* Exercise instructions:
Set down all of the data that follows word for word, without the images.

* Supplied material:

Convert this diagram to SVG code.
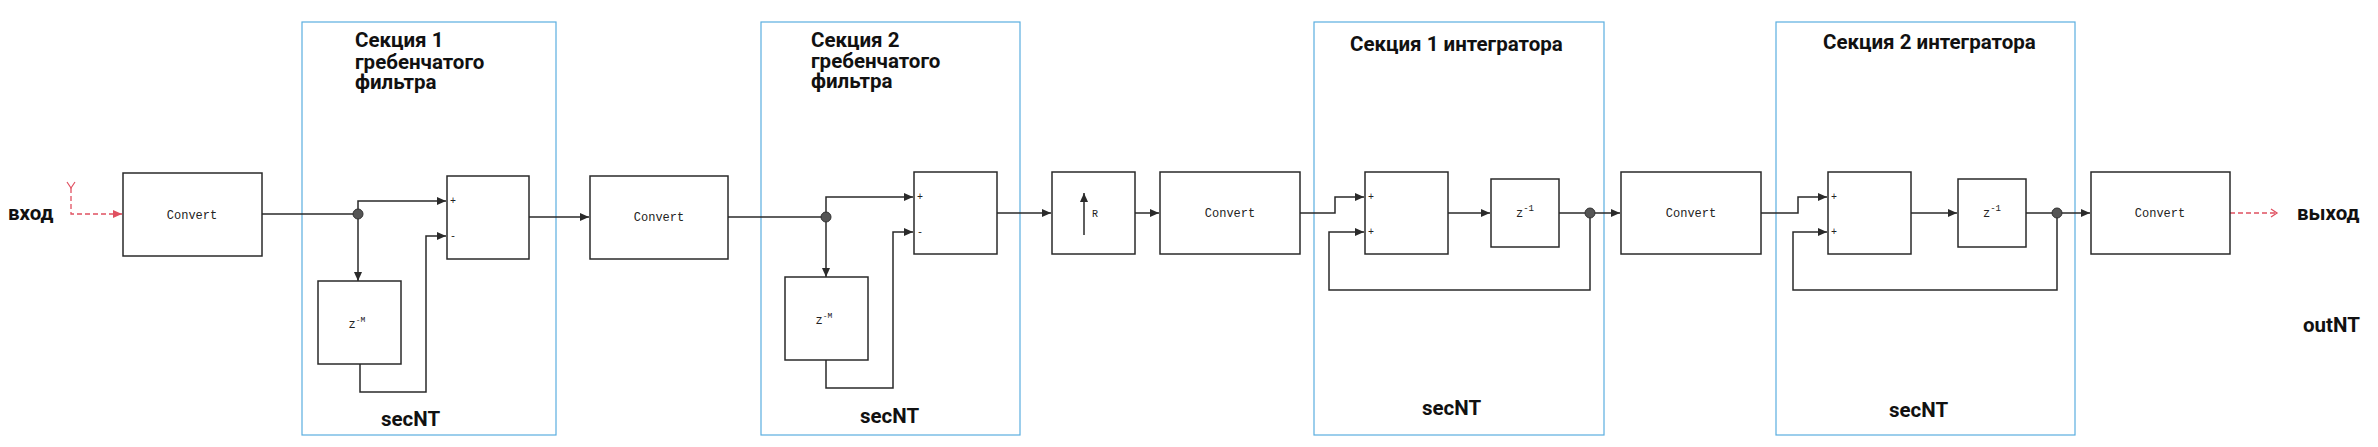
<svg xmlns="http://www.w3.org/2000/svg" width="2378" height="447" viewBox="0 0 2378 447">
<style>
.sec{fill:none;stroke:#5aaee0;stroke-width:1.2}
.blk{fill:#fff;stroke:#2a2a2a;stroke-width:1.5}
.w{fill:none;stroke:#2a2a2a;stroke-width:1.5}
.red{fill:none;stroke:#e05060;stroke-width:1.3;stroke-dasharray:5,3}
.mono{font-family:"Liberation Mono","DejaVu Sans Mono",monospace;font-size:12px;fill:#222;text-anchor:middle}
.port{font-family:"Liberation Mono",monospace;font-size:10px;fill:#222}
.t{font-family:Roboto,"Liberation Sans",sans-serif;font-weight:bold;font-size:20.5px;fill:#111}
.dot{fill:#555;stroke:#333;stroke-width:1}
</style>
<defs>
<marker id="a" markerWidth="10" markerHeight="8" refX="9" refY="4" orient="auto" markerUnits="userSpaceOnUse"><path d="M0,0 L9,4 L0,8 z" fill="#2a2a2a"/></marker>
<marker id="ar" markerWidth="10" markerHeight="8" refX="9" refY="4" orient="auto" markerUnits="userSpaceOnUse"><path d="M0,0 L9,4 L0,8 z" fill="#e05060"/></marker>
<marker id="ao" markerWidth="10" markerHeight="10" refX="8" refY="5" orient="auto" markerUnits="userSpaceOnUse"><path d="M2,1 L8,5 L2,9" fill="none" stroke="#e05060" stroke-width="1.3"/></marker>
</defs>

<g id="sections">
<rect id="sec1" class="sec" x="302" y="22" width="254" height="413"/>
<rect id="sec2" class="sec" x="761" y="22" width="259" height="413"/>
<rect id="sec3" class="sec" x="1314" y="22" width="290" height="413"/>
<rect id="sec4" class="sec" x="1776" y="22" width="299" height="413"/>
<text class="t" x="355" y="47">Секция 1</text>
<text class="t" x="355" y="69">гребенчатого</text>
<text class="t" x="355" y="89">фильтра</text>
<text class="t" x="811" y="47">Секция 2</text>
<text class="t" x="811" y="68">гребенчатого</text>
<text class="t" x="811" y="88">фильтра</text>
<text class="t" x="1350" y="51">Секция 1 интегратора</text>
<text class="t" x="1823" y="49">Секция 2 интегратора</text>
<text class="t" x="381" y="426">secNT</text>
<text class="t" x="860" y="423">secNT</text>
<text class="t" x="1422" y="415">secNT</text>
<text class="t" x="1889" y="417">secNT</text>
</g>

<g id="io">
<text class="t" x="8" y="220">вход</text>
<text class="t" x="2297" y="220">выход</text>
<text class="t" x="2303" y="332">outNT</text>
</g>

<g id="connectors">
<path class="red" d="M71,188 V214 H122" marker-end="url(#ar)"/>
<path d="M67,182 L71,188 L75,182" fill="none" stroke="#e05060" stroke-width="1.2"/>
<path class="w" d="M262,214 H358"/>
<path class="w" d="M358,214 V201 H446" marker-end="url(#a)"/>
<path class="w" d="M358,214 V281" marker-end="url(#a)"/>
<path class="w" d="M360,364 V392 H426 V236 H446" marker-end="url(#a)"/>
<path class="w" d="M529,217 H589" marker-end="url(#a)"/>
<path class="w" d="M728,217 H826"/>
<path class="w" d="M826,217 V197 H913" marker-end="url(#a)"/>
<path class="w" d="M826,217 V277" marker-end="url(#a)"/>
<path class="w" d="M826,360 V388 H893 V232 H913" marker-end="url(#a)"/>
<path class="w" d="M997,213 H1051" marker-end="url(#a)"/>
<path class="w" d="M1135,213 H1159" marker-end="url(#a)"/>
<path class="w" d="M1300,213 H1335 V197 H1364" marker-end="url(#a)"/>
<path class="w" d="M1590,213 V290 H1329 V232 H1364" marker-end="url(#a)"/>
<path class="w" d="M1448,213 H1490" marker-end="url(#a)"/>
<path class="w" d="M1559,213 H1590"/>
<path class="w" d="M1590,213 H1620" marker-end="url(#a)"/>
<path class="w" d="M1761,213 H1798 V197 H1827" marker-end="url(#a)"/>
<path class="w" d="M2057,213 V290 H1793 V232 H1827" marker-end="url(#a)"/>
<path class="w" d="M1911,213 H1957" marker-end="url(#a)"/>
<path class="w" d="M2026,213 H2057"/>
<path class="w" d="M2057,213 H2090" marker-end="url(#a)"/>
<path class="red" d="M2230,213 H2277" marker-end="url(#ao)"/>
<circle class="dot" cx="358" cy="214" r="5"/>
<circle class="dot" cx="826" cy="217" r="5"/>
<circle class="dot" cx="1590" cy="213" r="5"/>
<circle class="dot" cx="2057" cy="213" r="5"/>
</g>

<g id="convert1"><rect class="blk" x="123" y="173" width="139" height="83"/><text class="mono" x="192" y="219">Convert</text></g>
<g id="sum1"><rect class="blk" x="447" y="176" width="82" height="83"/><text class="port" x="450" y="204">+</text><text class="port" x="450" y="239">-</text></g>
<g id="delayM1"><rect class="blk" x="318" y="281" width="83" height="83"/><text class="mono" x="357" y="328">z<tspan font-size="8" dy="-6">-M</tspan></text></g>
<g id="convert2"><rect class="blk" x="590" y="176" width="138" height="83"/><text class="mono" x="659" y="221">Convert</text></g>
<g id="sum2"><rect class="blk" x="914" y="172" width="83" height="82"/><text class="port" x="917" y="200">+</text><text class="port" x="917" y="235">-</text></g>
<g id="delayM2"><rect class="blk" x="785" y="277" width="83" height="83"/><text class="mono" x="824" y="324">z<tspan font-size="8" dy="-6">-M</tspan></text></g>
<g id="upsample"><rect class="blk" x="1052" y="172" width="83" height="82"/><path class="w" d="M1084,235 V193" marker-end="url(#a)"/><text class="port" x="1092" y="217" font-size="12">R</text></g>
<g id="convert3"><rect class="blk" x="1160" y="172" width="140" height="82"/><text class="mono" x="1230" y="217">Convert</text></g>
<g id="isum1"><rect class="blk" x="1365" y="172" width="83" height="82"/><text class="port" x="1368" y="200">+</text><text class="port" x="1368" y="235">+</text></g>
<g id="delay1"><rect class="blk" x="1491" y="179" width="68" height="68"/><text class="mono" x="1525" y="217">z<tspan font-size="9" dy="-6">-1</tspan></text></g>
<g id="convert4"><rect class="blk" x="1621" y="172" width="140" height="82"/><text class="mono" x="1691" y="217">Convert</text></g>
<g id="isum2"><rect class="blk" x="1828" y="172" width="83" height="82"/><text class="port" x="1831" y="200">+</text><text class="port" x="1831" y="235">+</text></g>
<g id="delay2"><rect class="blk" x="1958" y="179" width="68" height="68"/><text class="mono" x="1992" y="217">z<tspan font-size="9" dy="-6">-1</tspan></text></g>
<g id="convert5"><rect class="blk" x="2091" y="172" width="139" height="82"/><text class="mono" x="2160" y="217">Convert</text></g>
</svg>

* Response to the task:
Convert this diagram to SVG code.
<svg xmlns="http://www.w3.org/2000/svg" width="2378" height="447" viewBox="0 0 2378 447">
<style>
.sec{fill:none;stroke:#5aaee0;stroke-width:1.2}
.blk{fill:#fff;stroke:#2a2a2a;stroke-width:1.5}
.w{fill:none;stroke:#2a2a2a;stroke-width:1.5}
.red{fill:none;stroke:#e05060;stroke-width:1.3;stroke-dasharray:5,3}
.mono{font-family:"Liberation Mono","DejaVu Sans Mono",monospace;font-size:12px;fill:#222;text-anchor:middle}
.port{font-family:"Liberation Mono",monospace;font-size:10px;fill:#222}
.t{font-family:Roboto,"Liberation Sans",sans-serif;font-weight:bold;font-size:20.5px;fill:#111}
.dot{fill:#555;stroke:#333;stroke-width:1}
</style>
<defs>
<marker id="a" markerWidth="10" markerHeight="8" refX="9" refY="4" orient="auto" markerUnits="userSpaceOnUse"><path d="M0,0 L9,4 L0,8 z" fill="#2a2a2a"/></marker>
<marker id="ar" markerWidth="10" markerHeight="8" refX="9" refY="4" orient="auto" markerUnits="userSpaceOnUse"><path d="M0,0 L9,4 L0,8 z" fill="#e05060"/></marker>
<marker id="ao" markerWidth="10" markerHeight="10" refX="8" refY="5" orient="auto" markerUnits="userSpaceOnUse"><path d="M2,1 L8,5 L2,9" fill="none" stroke="#e05060" stroke-width="1.3"/></marker>
</defs>

<g id="sections">
<rect id="sec1" class="sec" x="302" y="22" width="254" height="413"/>
<rect id="sec2" class="sec" x="761" y="22" width="259" height="413"/>
<rect id="sec3" class="sec" x="1314" y="22" width="290" height="413"/>
<rect id="sec4" class="sec" x="1776" y="22" width="299" height="413"/>
<text class="t" x="355" y="47">Секция 1</text>
<text class="t" x="355" y="69">гребенчатого</text>
<text class="t" x="355" y="89">фильтра</text>
<text class="t" x="811" y="47">Секция 2</text>
<text class="t" x="811" y="68">гребенчатого</text>
<text class="t" x="811" y="88">фильтра</text>
<text class="t" x="1350" y="51">Секция 1 интегратора</text>
<text class="t" x="1823" y="49">Секция 2 интегратора</text>
<text class="t" x="381" y="426">secNT</text>
<text class="t" x="860" y="423">secNT</text>
<text class="t" x="1422" y="415">secNT</text>
<text class="t" x="1889" y="417">secNT</text>
</g>

<g id="io">
<text class="t" x="8" y="220">вход</text>
<text class="t" x="2297" y="220">выход</text>
<text class="t" x="2303" y="332">outNT</text>
</g>

<g id="connectors">
<path class="red" d="M71,188 V214 H122" marker-end="url(#ar)"/>
<path d="M67,182 L71,188 L75,182" fill="none" stroke="#e05060" stroke-width="1.2"/>
<path class="w" d="M262,214 H358"/>
<path class="w" d="M358,214 V201 H446" marker-end="url(#a)"/>
<path class="w" d="M358,214 V281" marker-end="url(#a)"/>
<path class="w" d="M360,364 V392 H426 V236 H446" marker-end="url(#a)"/>
<path class="w" d="M529,217 H589" marker-end="url(#a)"/>
<path class="w" d="M728,217 H826"/>
<path class="w" d="M826,217 V197 H913" marker-end="url(#a)"/>
<path class="w" d="M826,217 V277" marker-end="url(#a)"/>
<path class="w" d="M826,360 V388 H893 V232 H913" marker-end="url(#a)"/>
<path class="w" d="M997,213 H1051" marker-end="url(#a)"/>
<path class="w" d="M1135,213 H1159" marker-end="url(#a)"/>
<path class="w" d="M1300,213 H1335 V197 H1364" marker-end="url(#a)"/>
<path class="w" d="M1590,213 V290 H1329 V232 H1364" marker-end="url(#a)"/>
<path class="w" d="M1448,213 H1490" marker-end="url(#a)"/>
<path class="w" d="M1559,213 H1590"/>
<path class="w" d="M1590,213 H1620" marker-end="url(#a)"/>
<path class="w" d="M1761,213 H1798 V197 H1827" marker-end="url(#a)"/>
<path class="w" d="M2057,213 V290 H1793 V232 H1827" marker-end="url(#a)"/>
<path class="w" d="M1911,213 H1957" marker-end="url(#a)"/>
<path class="w" d="M2026,213 H2057"/>
<path class="w" d="M2057,213 H2090" marker-end="url(#a)"/>
<path class="red" d="M2230,213 H2277" marker-end="url(#ao)"/>
<circle class="dot" cx="358" cy="214" r="5"/>
<circle class="dot" cx="826" cy="217" r="5"/>
<circle class="dot" cx="1590" cy="213" r="5"/>
<circle class="dot" cx="2057" cy="213" r="5"/>
</g>

<g id="convert1"><rect class="blk" x="123" y="173" width="139" height="83"/><text class="mono" x="192" y="219">Convert</text></g>
<g id="sum1"><rect class="blk" x="447" y="176" width="82" height="83"/><text class="port" x="450" y="204">+</text><text class="port" x="450" y="239">-</text></g>
<g id="delayM1"><rect class="blk" x="318" y="281" width="83" height="83"/><text class="mono" x="357" y="328">z<tspan font-size="8" dy="-6">-M</tspan></text></g>
<g id="convert2"><rect class="blk" x="590" y="176" width="138" height="83"/><text class="mono" x="659" y="221">Convert</text></g>
<g id="sum2"><rect class="blk" x="914" y="172" width="83" height="82"/><text class="port" x="917" y="200">+</text><text class="port" x="917" y="235">-</text></g>
<g id="delayM2"><rect class="blk" x="785" y="277" width="83" height="83"/><text class="mono" x="824" y="324">z<tspan font-size="8" dy="-6">-M</tspan></text></g>
<g id="upsample"><rect class="blk" x="1052" y="172" width="83" height="82"/><path class="w" d="M1084,235 V193" marker-end="url(#a)"/><text class="port" x="1092" y="217" font-size="12">R</text></g>
<g id="convert3"><rect class="blk" x="1160" y="172" width="140" height="82"/><text class="mono" x="1230" y="217">Convert</text></g>
<g id="isum1"><rect class="blk" x="1365" y="172" width="83" height="82"/><text class="port" x="1368" y="200">+</text><text class="port" x="1368" y="235">+</text></g>
<g id="delay1"><rect class="blk" x="1491" y="179" width="68" height="68"/><text class="mono" x="1525" y="217">z<tspan font-size="9" dy="-6">-1</tspan></text></g>
<g id="convert4"><rect class="blk" x="1621" y="172" width="140" height="82"/><text class="mono" x="1691" y="217">Convert</text></g>
<g id="isum2"><rect class="blk" x="1828" y="172" width="83" height="82"/><text class="port" x="1831" y="200">+</text><text class="port" x="1831" y="235">+</text></g>
<g id="delay2"><rect class="blk" x="1958" y="179" width="68" height="68"/><text class="mono" x="1992" y="217">z<tspan font-size="9" dy="-6">-1</tspan></text></g>
<g id="convert5"><rect class="blk" x="2091" y="172" width="139" height="82"/><text class="mono" x="2160" y="217">Convert</text></g>
</svg>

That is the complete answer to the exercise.